# Start of INFORMATION PROVIDED
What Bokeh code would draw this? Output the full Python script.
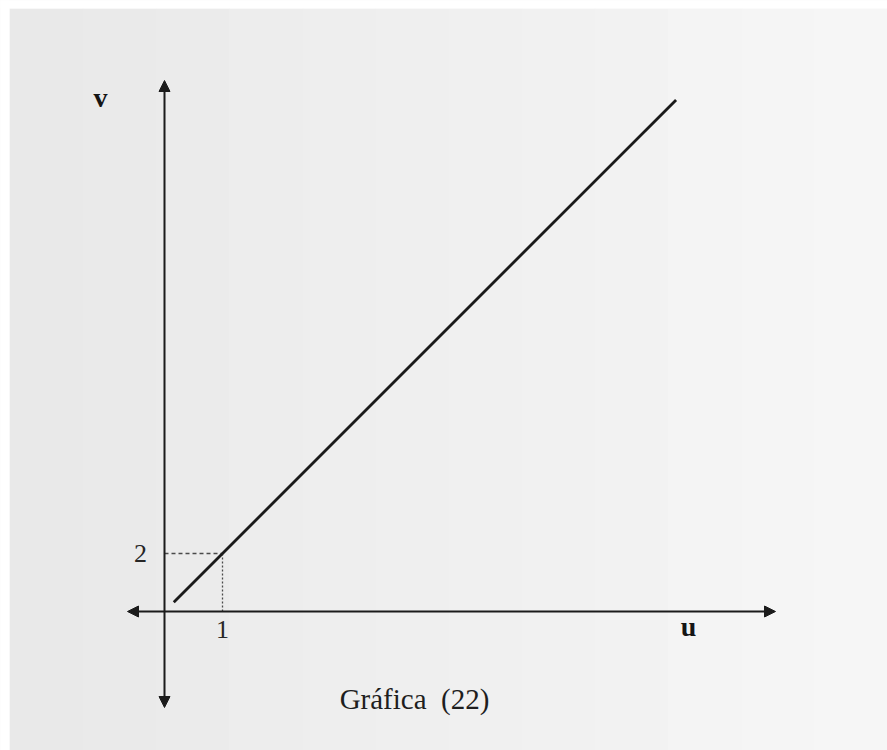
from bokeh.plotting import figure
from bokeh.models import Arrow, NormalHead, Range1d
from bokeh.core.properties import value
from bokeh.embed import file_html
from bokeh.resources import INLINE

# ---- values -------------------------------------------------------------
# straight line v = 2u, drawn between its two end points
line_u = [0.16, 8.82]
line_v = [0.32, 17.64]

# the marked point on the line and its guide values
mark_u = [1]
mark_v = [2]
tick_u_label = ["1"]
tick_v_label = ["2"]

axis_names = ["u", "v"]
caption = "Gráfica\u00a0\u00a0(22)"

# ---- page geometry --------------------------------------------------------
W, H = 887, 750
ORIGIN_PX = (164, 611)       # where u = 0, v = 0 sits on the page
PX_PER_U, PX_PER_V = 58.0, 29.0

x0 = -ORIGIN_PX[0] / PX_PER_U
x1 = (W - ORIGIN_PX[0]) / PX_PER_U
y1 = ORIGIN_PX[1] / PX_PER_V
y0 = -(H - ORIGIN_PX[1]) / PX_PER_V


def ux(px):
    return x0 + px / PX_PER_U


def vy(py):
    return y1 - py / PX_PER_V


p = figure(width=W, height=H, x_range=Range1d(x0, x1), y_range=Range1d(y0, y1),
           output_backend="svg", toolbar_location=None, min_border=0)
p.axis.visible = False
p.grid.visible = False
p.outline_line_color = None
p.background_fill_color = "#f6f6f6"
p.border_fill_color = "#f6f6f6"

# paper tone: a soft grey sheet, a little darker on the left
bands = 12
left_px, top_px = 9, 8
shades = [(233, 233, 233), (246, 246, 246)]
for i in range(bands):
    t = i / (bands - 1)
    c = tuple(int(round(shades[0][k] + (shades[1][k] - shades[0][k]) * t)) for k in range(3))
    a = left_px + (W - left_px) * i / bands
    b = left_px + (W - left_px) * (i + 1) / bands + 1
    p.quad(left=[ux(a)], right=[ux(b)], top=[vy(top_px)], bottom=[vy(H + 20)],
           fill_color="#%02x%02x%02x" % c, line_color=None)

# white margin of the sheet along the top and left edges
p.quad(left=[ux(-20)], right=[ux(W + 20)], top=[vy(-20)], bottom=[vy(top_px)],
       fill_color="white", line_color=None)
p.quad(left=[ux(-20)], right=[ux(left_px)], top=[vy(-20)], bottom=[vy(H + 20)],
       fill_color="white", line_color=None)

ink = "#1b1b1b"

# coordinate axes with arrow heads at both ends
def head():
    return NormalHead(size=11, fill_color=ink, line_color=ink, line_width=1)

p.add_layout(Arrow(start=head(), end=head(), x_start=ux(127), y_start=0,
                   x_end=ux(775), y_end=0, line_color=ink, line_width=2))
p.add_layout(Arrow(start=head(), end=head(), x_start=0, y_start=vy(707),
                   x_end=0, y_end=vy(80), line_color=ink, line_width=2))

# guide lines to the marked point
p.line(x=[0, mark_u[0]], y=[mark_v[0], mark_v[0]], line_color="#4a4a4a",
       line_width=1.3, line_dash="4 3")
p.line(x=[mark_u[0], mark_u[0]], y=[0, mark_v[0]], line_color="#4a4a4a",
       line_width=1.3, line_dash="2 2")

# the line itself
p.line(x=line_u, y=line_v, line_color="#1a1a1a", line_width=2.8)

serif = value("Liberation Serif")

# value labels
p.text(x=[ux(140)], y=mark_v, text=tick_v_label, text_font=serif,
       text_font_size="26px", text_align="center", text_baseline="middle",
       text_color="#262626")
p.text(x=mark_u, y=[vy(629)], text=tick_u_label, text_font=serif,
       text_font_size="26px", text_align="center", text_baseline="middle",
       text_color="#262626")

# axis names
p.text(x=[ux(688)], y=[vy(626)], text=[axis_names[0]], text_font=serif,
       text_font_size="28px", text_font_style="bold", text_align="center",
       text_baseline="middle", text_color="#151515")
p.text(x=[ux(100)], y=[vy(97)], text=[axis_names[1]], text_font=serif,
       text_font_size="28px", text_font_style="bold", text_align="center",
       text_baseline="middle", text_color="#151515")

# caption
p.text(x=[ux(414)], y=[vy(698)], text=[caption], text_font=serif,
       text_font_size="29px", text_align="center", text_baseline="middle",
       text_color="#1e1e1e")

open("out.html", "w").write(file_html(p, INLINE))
# End of INFORMATION PROVIDED
*STATED TASK*: Write out the full set of lines verbatim, without the pictures.

*SOLUTION TO THIS TASK*:
What Bokeh code would draw this? Output the full Python script.
from bokeh.plotting import figure
from bokeh.models import Arrow, NormalHead, Range1d
from bokeh.core.properties import value
from bokeh.embed import file_html
from bokeh.resources import INLINE

# ---- values -------------------------------------------------------------
# straight line v = 2u, drawn between its two end points
line_u = [0.16, 8.82]
line_v = [0.32, 17.64]

# the marked point on the line and its guide values
mark_u = [1]
mark_v = [2]
tick_u_label = ["1"]
tick_v_label = ["2"]

axis_names = ["u", "v"]
caption = "Gráfica\u00a0\u00a0(22)"

# ---- page geometry --------------------------------------------------------
W, H = 887, 750
ORIGIN_PX = (164, 611)       # where u = 0, v = 0 sits on the page
PX_PER_U, PX_PER_V = 58.0, 29.0

x0 = -ORIGIN_PX[0] / PX_PER_U
x1 = (W - ORIGIN_PX[0]) / PX_PER_U
y1 = ORIGIN_PX[1] / PX_PER_V
y0 = -(H - ORIGIN_PX[1]) / PX_PER_V


def ux(px):
    return x0 + px / PX_PER_U


def vy(py):
    return y1 - py / PX_PER_V


p = figure(width=W, height=H, x_range=Range1d(x0, x1), y_range=Range1d(y0, y1),
           output_backend="svg", toolbar_location=None, min_border=0)
p.axis.visible = False
p.grid.visible = False
p.outline_line_color = None
p.background_fill_color = "#f6f6f6"
p.border_fill_color = "#f6f6f6"

# paper tone: a soft grey sheet, a little darker on the left
bands = 12
left_px, top_px = 9, 8
shades = [(233, 233, 233), (246, 246, 246)]
for i in range(bands):
    t = i / (bands - 1)
    c = tuple(int(round(shades[0][k] + (shades[1][k] - shades[0][k]) * t)) for k in range(3))
    a = left_px + (W - left_px) * i / bands
    b = left_px + (W - left_px) * (i + 1) / bands + 1
    p.quad(left=[ux(a)], right=[ux(b)], top=[vy(top_px)], bottom=[vy(H + 20)],
           fill_color="#%02x%02x%02x" % c, line_color=None)

# white margin of the sheet along the top and left edges
p.quad(left=[ux(-20)], right=[ux(W + 20)], top=[vy(-20)], bottom=[vy(top_px)],
       fill_color="white", line_color=None)
p.quad(left=[ux(-20)], right=[ux(left_px)], top=[vy(-20)], bottom=[vy(H + 20)],
       fill_color="white", line_color=None)

ink = "#1b1b1b"

# coordinate axes with arrow heads at both ends
def head():
    return NormalHead(size=11, fill_color=ink, line_color=ink, line_width=1)

p.add_layout(Arrow(start=head(), end=head(), x_start=ux(127), y_start=0,
                   x_end=ux(775), y_end=0, line_color=ink, line_width=2))
p.add_layout(Arrow(start=head(), end=head(), x_start=0, y_start=vy(707),
                   x_end=0, y_end=vy(80), line_color=ink, line_width=2))

# guide lines to the marked point
p.line(x=[0, mark_u[0]], y=[mark_v[0], mark_v[0]], line_color="#4a4a4a",
       line_width=1.3, line_dash="4 3")
p.line(x=[mark_u[0], mark_u[0]], y=[0, mark_v[0]], line_color="#4a4a4a",
       line_width=1.3, line_dash="2 2")

# the line itself
p.line(x=line_u, y=line_v, line_color="#1a1a1a", line_width=2.8)

serif = value("Liberation Serif")

# value labels
p.text(x=[ux(140)], y=mark_v, text=tick_v_label, text_font=serif,
       text_font_size="26px", text_align="center", text_baseline="middle",
       text_color="#262626")
p.text(x=mark_u, y=[vy(629)], text=tick_u_label, text_font=serif,
       text_font_size="26px", text_align="center", text_baseline="middle",
       text_color="#262626")

# axis names
p.text(x=[ux(688)], y=[vy(626)], text=[axis_names[0]], text_font=serif,
       text_font_size="28px", text_font_style="bold", text_align="center",
       text_baseline="middle", text_color="#151515")
p.text(x=[ux(100)], y=[vy(97)], text=[axis_names[1]], text_font=serif,
       text_font_size="28px", text_font_style="bold", text_align="center",
       text_baseline="middle", text_color="#151515")

# caption
p.text(x=[ux(414)], y=[vy(698)], text=[caption], text_font=serif,
       text_font_size="29px", text_align="center", text_baseline="middle",
       text_color="#1e1e1e")

open("out.html", "w").write(file_html(p, INLINE))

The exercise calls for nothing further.